Le deuxième type de fidélité, c’est la fidélité à ce que l’on donne. C’est la fidélité de celui qui aime et de celui qui s’engage. C’est à cette fidélité que nous exhorte saint Jean dans la deuxième lecture quand il parle de l’amour. Il s’agit ainsi de demeurer en Dieu. La vie chrétienne n’est pas une lubie qu’on adopte au gré des circonstances, mais une aventure qui n’aurait pas de sens si on l’abandonnait en cours de route. Dieu s’est engagé avec nous et pour nous, notre fidélité est une manière de répondre à cet engagement divin. Bien sûr ce n’est pas toujours facile ; bien sûr il y a des difficultés, des moments où l’enthousiasme faiblit, où l’usure fatigue. Mais les épreuves ne sont pas des raisons de renoncer : ce sont des invitations à renouveler notre engagement. Le doute n’est pas l’échec de la foi, mais l’appel à une foi plus grande. C’est parce que nous sommes libres d’aimer et de croire, qu’il faut persévérer dans l’amour et dans la foi : si c’était automatique, nous n’aurions rien à faire ! La fidélité est ce qui nous fait grandir.
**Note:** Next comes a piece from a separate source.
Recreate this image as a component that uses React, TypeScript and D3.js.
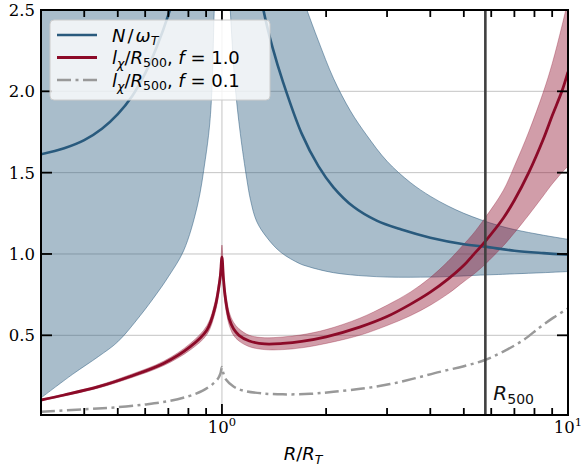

Et l’évangile lui-même témoigne de cette dynamique. S’il n’y avait rien à faire, Jésus aurait-il demandé à son Père de garder ses disciples ? La prière du Seigneur nous rappelle que nous ne sommes pas seuls. En vérité, notre fidélité s’appuie sur la fidélité de Dieu. Il serait illusoire de croire que nous pouvons rester fidèles en nous isolant. Ce serait confondre la fidélité et l’opiniâtreté. Ce serait aussi s’enfermer dans le passé. Mais la fidélité n’est pas nostalgie du passé, elle est pertinence du présent et disponibilité à l’avenir. La fidélité est la trace de l’éternité dans notre vie. C’est parce que Dieu est toujours présent que nous pouvons être fidèles. C’est parce que Dieu est toujours devant nous que nous devons être fidèles.
Traditionnellement, les chrétiens ne sont pas appelés les croyants mais les fidèles du Christ. Vivons donc ce temps entre l’Ascension et le Pentecôte comme le temps de la fidélité. Fidélité à la parole de Dieu, fidélité à notre baptême, fidélité comme miroir de la fidélité du Seigneur.
Que la Vierge Marie, nous aide à entendre cette parole et à la mettre en pratique. Arche de la Nouvelle Alliance qu’elle nous apprenne à garder la Parole de Dieu. Secours des Chrétiens qu’elle nous soutienne dans la fidélité au nom du Seigneur. Porte du Ciel qu’elle garde nos cœurs attentifs à battre au rythme du cœur de Dieu pour que nous puissions demeurer en lui comme il demeure en nous, dès maintenant et pour les siècles des siècles.